In fact, Ukrainian law does not provide for the legal possibility for Ukrainian law-enforcement agencies to directly liaise with the CSPs seeking to compel them to disclose data stored in another country. However, Ukrainian criminal procedure law provides for various legal mechanisms enabling the competent Ukrainian authorities (e.g., the Ministry of Justice of Ukraine, Prosecutor-Generals Office of Ukraine) to approach Government authorities in other countries seeking legal assistance within criminal proceedings. In addition, Ukraine has been a party to the Convention on Cybercrime since 2005, which also sets out basic rules on mutual legal assistance for the purpose of collection of evidence in electronic form (i.e. evidence generated by or stored on a computer system) for use in criminal proceedings.

Interestingly, in 2015 2016, Ukrainian local courts issued several orders seeking from Facebook Inc. to provide temporary access to their facilities in the UK so that Ukrainian law-enforcement offices could access Facebook servers located in the UK and copy the requested electronic data.
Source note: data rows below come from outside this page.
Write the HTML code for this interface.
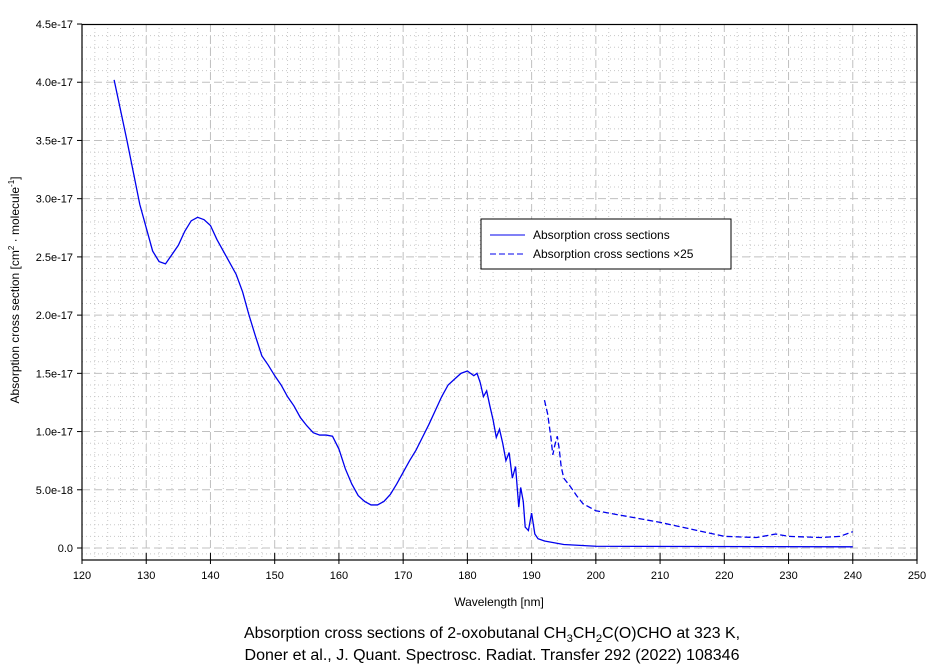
<!DOCTYPE html>
<html><head><meta charset="utf-8"><style>body{margin:0;background:#fff}svg{display:block;font-family:"Liberation Sans",sans-serif}</style></head>
<body>
<svg width="942" height="668" viewBox="0 0 942 668">
<g stroke="#c8c8c8" stroke-dasharray="1,3" stroke-width="1" id="minor"></g>
<g stroke="#c0c0c0" stroke-dasharray="8,4" stroke-width="1" id="major"></g>
<rect x="82" y="24.5" width="835" height="535.5" fill="none" stroke="#000" stroke-width="1.2"/>
<g id="ticks" stroke="#000"></g>
<g id="labels" font-size="11" fill="#000"></g>
<g transform="translate(82,548) scale(6.4231,-116.44) translate(-120,0)">
<path id="solid" fill="none" stroke="#0000ee" stroke-width="1.3" vector-effect="non-scaling-stroke"/>
<path id="dash" fill="none" stroke="#0000ee" stroke-width="1.3" stroke-dasharray="6,3" vector-effect="non-scaling-stroke"/>
</g>
<rect x="481" y="219" width="250" height="50" fill="#fff" stroke="#000"/>
<line x1="490" y1="235" x2="525" y2="235" stroke="#0000ee"/>
<line x1="490" y1="254" x2="525" y2="254" stroke="#0000ee" stroke-dasharray="6,3"/>
<text x="533" y="239" font-size="12">Absorption cross sections</text>
<text x="533" y="258" font-size="12">Absorption cross sections ×25</text>
<text x="499" y="606" font-size="12" text-anchor="middle">Wavelength [nm]</text>
<text transform="translate(19,290) rotate(-90)" font-size="12" text-anchor="middle">Absorption cross section [cm<tspan font-size="8" dy="-5">2</tspan><tspan dy="5"> · molecule</tspan><tspan font-size="8" dy="-5">-1</tspan><tspan dy="5">]</tspan></text>
<text x="492" y="638" font-size="15.5" text-anchor="middle" textLength="496" lengthAdjust="spacingAndGlyphs">Absorption cross sections of 2-oxobutanal CH<tspan font-size="11" dy="4">3</tspan><tspan dy="-4">CH</tspan><tspan font-size="11" dy="4">2</tspan><tspan dy="-4">C(O)CHO at 323 K,</tspan></text>
<text x="492" y="660" font-size="15.5" text-anchor="middle" textLength="495" lengthAdjust="spacingAndGlyphs">Doner et al., J. Quant. Spectrosc. Radiat. Transfer 292 (2022) 108346</text>
</svg>
<script>
const X=w=>82+(w-120)*6.4231, Y=v=>548-v*116.44;
const ns="http://www.w3.org/2000/svg";
function el(p,t,a,txt){const e=document.createElementNS(ns,t);for(const k in a)e.setAttribute(k,a[k]);if(txt)e.textContent=txt;document.getElementById(p).appendChild(e);}
for(let w=122;w<250;w+=2){if(w%10)el("minor","line",{x1:X(w),x2:X(w),y1:24,y2:560});}
for(let i=1;i<45;i++){if(i%5)el("minor","line",{x1:82,x2:917,y1:Y(i/10),y2:Y(i/10)});}
el("minor","line",{x1:82,x2:917,y1:Y(-0.05),y2:Y(-0.05)});
for(let w=130;w<250;w+=10)el("major","line",{x1:X(w),x2:X(w),y1:24,y2:560});
for(let i=0;i<9;i++)el("major","line",{x1:82,x2:917,y1:Y(i/2),y2:Y(i/2)});
for(let w=120;w<=250;w+=10){el("ticks","line",{x1:X(w),x2:X(w),y1:553,y2:564});el("labels","text",{x:X(w),y:579,"text-anchor":"middle"},String(w));}
const yl=["0.0","5.0e-18","1.0e-17","1.5e-17","2.0e-17","2.5e-17","3.0e-17","3.5e-17","4.0e-17","4.5e-17"];
for(let i=0;i<10;i++){el("ticks","line",{x1:77,x2:82,y1:Y(i/2),y2:Y(i/2)});el("labels","text",{x:73,y:Y(i/2)+4,"text-anchor":"end"},yl[i]);}
const s=[125,4.02,127,3.5,129,2.95,131,2.55,132,2.46,133,2.44,134,2.52,135,2.6,136,2.72,137,2.81,138,2.84,139,2.82,140,2.77,141,2.65,142,2.55,143,2.45,144,2.35,145,2.2,146,2.0,147,1.82,148,1.65,149,1.57,150,1.48,151,1.40,152,1.3,153,1.22,154,1.12,155,1.05,156,0.99,157,0.97,158,0.97,159,0.96,160,0.85,161,0.68,162,0.55,163,0.45,164,0.40,165,0.37,166,0.37,167,0.40,168,0.46,169,0.55,170,0.65,171,0.75,172,0.84,173,0.95,174,1.06,175,1.18,176,1.3,177,1.4,178,1.45,179,1.5,180,1.52,180.5,1.5,181,1.48,181.5,1.5,182,1.42,182.5,1.3,183,1.35,183.5,1.22,184,1.1,184.5,0.95,185,1.02,185.5,0.9,186,0.75,186.5,0.82,187,0.6,187.5,0.7,188,0.35,188.3,0.52,188.7,0.4,189,0.18,189.5,0.15,190,0.3,190.5,0.12,191,0.08,192,0.06,195,0.03,200,0.015,240,0.01];
const d=[192,1.27,192.5,1.15,193,0.95,193.3,0.80,193.6,0.88,194,0.96,194.3,0.85,194.6,0.7,195,0.6,196,0.53,197,0.45,198,0.38,200,0.32,205,0.27,210,0.22,215,0.16,220,0.1,225,0.09,228,0.12,230,0.1,235,0.09,238,0.1,240,0.14];
const P=a=>{let r="";for(let i=0;i<a.length;i+=2)r+=(i?"L":"M")+a[i]+","+a[i+1];return r;};
document.getElementById("solid").setAttribute("d",P(s));
document.getElementById("dash").setAttribute("d",P(d));
</script>
</body></html>
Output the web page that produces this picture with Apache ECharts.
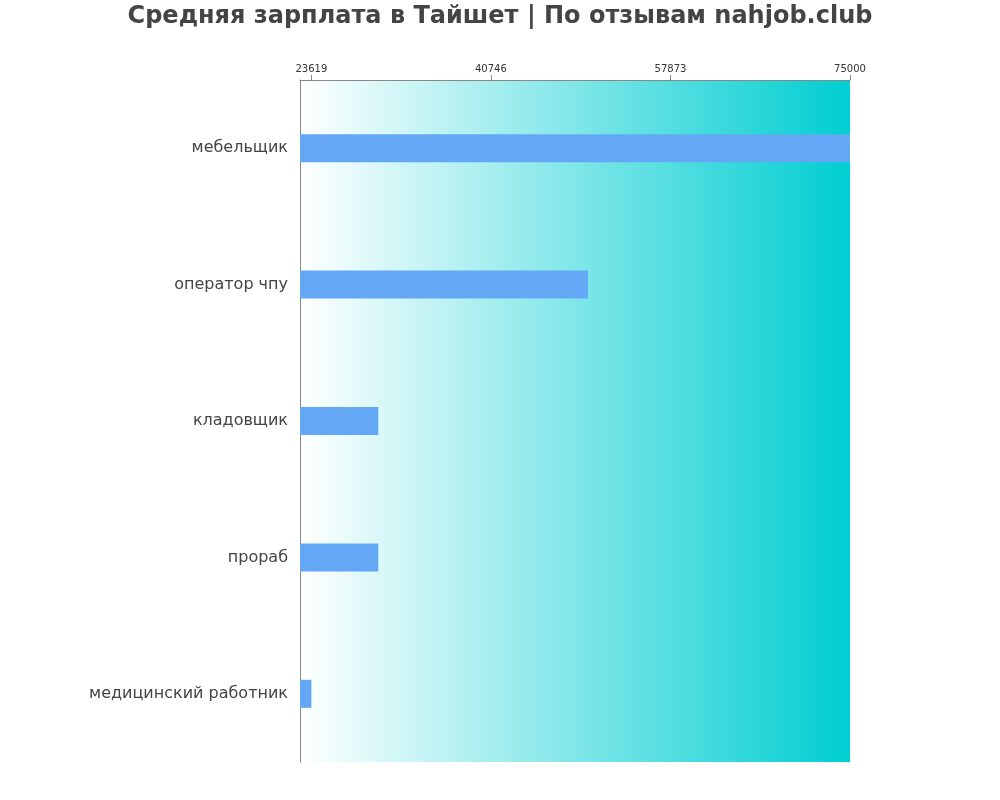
<!DOCTYPE html>
<html><head><meta charset="utf-8">
<script src="https://cdn.jsdelivr.net/npm/echarts@6/dist/echarts.min.js"></script>
<style>html,body{margin:0;padding:0;background:#fff}#c{width:1000px;height:800px}</style>
</head><body><div id="c"></div>
<script>
const categories = ['мебельщик', 'оператор чпу', 'кладовщик', 'прораб', 'медицинский работник'];
const salaries = [75000, 50000, 30000, 30000, 23619];
const tickValues = [23619, 40746, 57873, 75000];
const axisMin = 22534;
const axisMax = 75000;

const chart = echarts.init(document.getElementById('c'));
chart.setOption({
  animation: false,
  backgroundColor: '#fff',
  title: {
    text: 'Средняя зарплата в Тайшет | По отзывам nahjob.club',
    left: 'center', top: 0,
    textStyle: {fontFamily: 'DejaVu Sans', fontWeight: 'bold', fontSize: 24, color: '#444'}
  },
  grid: {
    left: 300, right: 150, top: 80, bottom: 38, show: true, borderWidth: 0,
    backgroundColor: new echarts.graphic.LinearGradient(0, 0, 1, 0, [
      {offset: 0, color: '#ffffff'}, {offset: 1, color: '#00ced1'}
    ])
  },
  xAxis: {
    type: 'value', position: 'top', min: axisMin, max: axisMax,
    axisLine: {show: true, lineStyle: {color: '#888'}},
    axisTick: {show: true, customValues: tickValues, length: 5, lineStyle: {color: '#888'}},
    axisLabel: {customValues: tickValues, fontFamily: 'DejaVu Sans', fontSize: 10, color: '#333', margin: 6,
      formatter: v => String(v)},
    splitLine: {show: false}
  },
  yAxis: {
    type: 'category', data: categories, inverse: true,
    axisLine: {show: true, lineStyle: {color: '#888'}},
    axisTick: {show: false},
    axisLabel: {fontFamily: 'DejaVu Sans', fontSize: 16, color: '#444', margin: 12}
  },
  series: [{
    type: 'bar', data: salaries, barWidth: 28,
    itemStyle: {color: '#64a8f5'}
  }]
});
</script></body></html>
Remarkably, this request to provide electronic data was delivered directly to a foreign legal entity without it being submitted to an intermediary of competent Government authorities of Ukraine or the UK.

On the other hand, it is not only Ukrainian law-enforcement agencies, but also foreign complainants and Governments that may be afforded access to personal data and other sensitive information in the cloud being subject to the disclosure rules applicable within the jurisdiction where the data centres are physically located. Thus, a diligent and thorough review of contractual terms, as well as attention to the jurisdictions where the servers and data centres will be located, should be a must for a cloud customer.